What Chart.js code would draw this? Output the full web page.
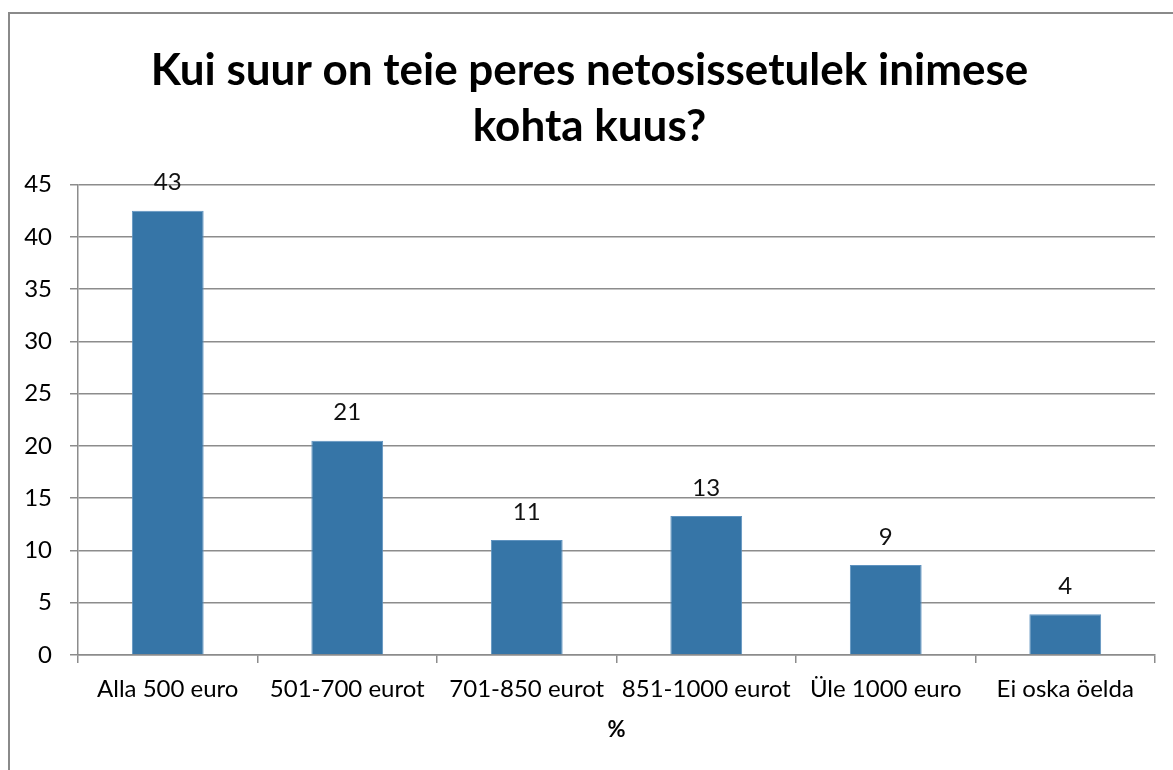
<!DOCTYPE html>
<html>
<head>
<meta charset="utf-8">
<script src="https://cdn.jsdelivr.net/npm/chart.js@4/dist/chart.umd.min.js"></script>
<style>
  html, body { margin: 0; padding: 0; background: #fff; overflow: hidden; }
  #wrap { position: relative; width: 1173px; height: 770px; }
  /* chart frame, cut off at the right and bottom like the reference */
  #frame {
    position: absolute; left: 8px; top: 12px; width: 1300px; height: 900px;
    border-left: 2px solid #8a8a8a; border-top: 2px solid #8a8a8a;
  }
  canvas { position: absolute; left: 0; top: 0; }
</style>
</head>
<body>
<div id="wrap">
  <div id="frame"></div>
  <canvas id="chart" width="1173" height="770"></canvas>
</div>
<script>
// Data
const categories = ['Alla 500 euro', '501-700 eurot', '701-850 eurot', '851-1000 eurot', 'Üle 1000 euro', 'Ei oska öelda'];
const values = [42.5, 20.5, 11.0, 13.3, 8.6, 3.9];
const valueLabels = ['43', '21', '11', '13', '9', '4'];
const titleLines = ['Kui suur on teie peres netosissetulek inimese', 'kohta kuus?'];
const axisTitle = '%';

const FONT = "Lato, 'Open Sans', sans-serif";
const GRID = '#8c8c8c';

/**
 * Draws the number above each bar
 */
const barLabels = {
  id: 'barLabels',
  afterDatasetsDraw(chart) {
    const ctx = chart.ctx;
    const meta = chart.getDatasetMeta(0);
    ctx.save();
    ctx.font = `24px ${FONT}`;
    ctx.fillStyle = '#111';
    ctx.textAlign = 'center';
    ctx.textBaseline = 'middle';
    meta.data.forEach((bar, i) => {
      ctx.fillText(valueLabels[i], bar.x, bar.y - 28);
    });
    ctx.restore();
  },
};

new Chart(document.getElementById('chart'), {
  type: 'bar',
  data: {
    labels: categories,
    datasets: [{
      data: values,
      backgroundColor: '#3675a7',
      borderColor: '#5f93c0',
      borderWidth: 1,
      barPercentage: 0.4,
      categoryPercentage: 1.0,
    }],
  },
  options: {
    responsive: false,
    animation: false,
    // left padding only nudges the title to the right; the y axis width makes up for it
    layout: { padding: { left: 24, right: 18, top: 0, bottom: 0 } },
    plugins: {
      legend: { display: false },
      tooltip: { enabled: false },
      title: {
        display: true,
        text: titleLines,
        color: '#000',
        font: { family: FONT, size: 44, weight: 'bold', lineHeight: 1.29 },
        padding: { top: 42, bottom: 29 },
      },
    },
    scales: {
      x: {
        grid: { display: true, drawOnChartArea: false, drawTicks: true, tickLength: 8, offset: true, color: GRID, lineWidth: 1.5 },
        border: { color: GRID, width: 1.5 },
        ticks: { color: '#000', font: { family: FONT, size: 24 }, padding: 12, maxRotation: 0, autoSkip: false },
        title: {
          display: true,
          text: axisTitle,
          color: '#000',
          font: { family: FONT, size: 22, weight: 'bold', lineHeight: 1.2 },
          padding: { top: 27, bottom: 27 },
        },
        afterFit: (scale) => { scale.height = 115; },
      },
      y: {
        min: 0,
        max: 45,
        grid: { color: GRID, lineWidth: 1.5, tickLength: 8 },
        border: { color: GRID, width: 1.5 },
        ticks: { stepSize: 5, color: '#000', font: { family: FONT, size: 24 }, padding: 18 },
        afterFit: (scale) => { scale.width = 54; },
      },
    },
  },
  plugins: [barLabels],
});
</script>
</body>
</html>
----------
Transcribe the full listing character for character. Pictures are excluded.

#### TASK ANSWER:
What Chart.js code would draw this? Output the full web page.
<!DOCTYPE html>
<html>
<head>
<meta charset="utf-8">
<script src="https://cdn.jsdelivr.net/npm/chart.js@4/dist/chart.umd.min.js"></script>
<style>
  html, body { margin: 0; padding: 0; background: #fff; overflow: hidden; }
  #wrap { position: relative; width: 1173px; height: 770px; }
  /* chart frame, cut off at the right and bottom like the reference */
  #frame {
    position: absolute; left: 8px; top: 12px; width: 1300px; height: 900px;
    border-left: 2px solid #8a8a8a; border-top: 2px solid #8a8a8a;
  }
  canvas { position: absolute; left: 0; top: 0; }
</style>
</head>
<body>
<div id="wrap">
  <div id="frame"></div>
  <canvas id="chart" width="1173" height="770"></canvas>
</div>
<script>
// Data
const categories = ['Alla 500 euro', '501-700 eurot', '701-850 eurot', '851-1000 eurot', 'Üle 1000 euro', 'Ei oska öelda'];
const values = [42.5, 20.5, 11.0, 13.3, 8.6, 3.9];
const valueLabels = ['43', '21', '11', '13', '9', '4'];
const titleLines = ['Kui suur on teie peres netosissetulek inimese', 'kohta kuus?'];
const axisTitle = '%';

const FONT = "Lato, 'Open Sans', sans-serif";
const GRID = '#8c8c8c';

/**
 * Draws the number above each bar
 */
const barLabels = {
  id: 'barLabels',
  afterDatasetsDraw(chart) {
    const ctx = chart.ctx;
    const meta = chart.getDatasetMeta(0);
    ctx.save();
    ctx.font = `24px ${FONT}`;
    ctx.fillStyle = '#111';
    ctx.textAlign = 'center';
    ctx.textBaseline = 'middle';
    meta.data.forEach((bar, i) => {
      ctx.fillText(valueLabels[i], bar.x, bar.y - 28);
    });
    ctx.restore();
  },
};

new Chart(document.getElementById('chart'), {
  type: 'bar',
  data: {
    labels: categories,
    datasets: [{
      data: values,
      backgroundColor: '#3675a7',
      borderColor: '#5f93c0',
      borderWidth: 1,
      barPercentage: 0.4,
      categoryPercentage: 1.0,
    }],
  },
  options: {
    responsive: false,
    animation: false,
    // left padding only nudges the title to the right; the y axis width makes up for it
    layout: { padding: { left: 24, right: 18, top: 0, bottom: 0 } },
    plugins: {
      legend: { display: false },
      tooltip: { enabled: false },
      title: {
        display: true,
        text: titleLines,
        color: '#000',
        font: { family: FONT, size: 44, weight: 'bold', lineHeight: 1.29 },
        padding: { top: 42, bottom: 29 },
      },
    },
    scales: {
      x: {
        grid: { display: true, drawOnChartArea: false, drawTicks: true, tickLength: 8, offset: true, color: GRID, lineWidth: 1.5 },
        border: { color: GRID, width: 1.5 },
        ticks: { color: '#000', font: { family: FONT, size: 24 }, padding: 12, maxRotation: 0, autoSkip: false },
        title: {
          display: true,
          text: axisTitle,
          color: '#000',
          font: { family: FONT, size: 22, weight: 'bold', lineHeight: 1.2 },
          padding: { top: 27, bottom: 27 },
        },
        afterFit: (scale) => { scale.height = 115; },
      },
      y: {
        min: 0,
        max: 45,
        grid: { color: GRID, lineWidth: 1.5, tickLength: 8 },
        border: { color: GRID, width: 1.5 },
        ticks: { stepSize: 5, color: '#000', font: { family: FONT, size: 24 }, padding: 18 },
        afterFit: (scale) => { scale.width = 54; },
      },
    },
  },
  plugins: [barLabels],
});
</script>
</body>
</html>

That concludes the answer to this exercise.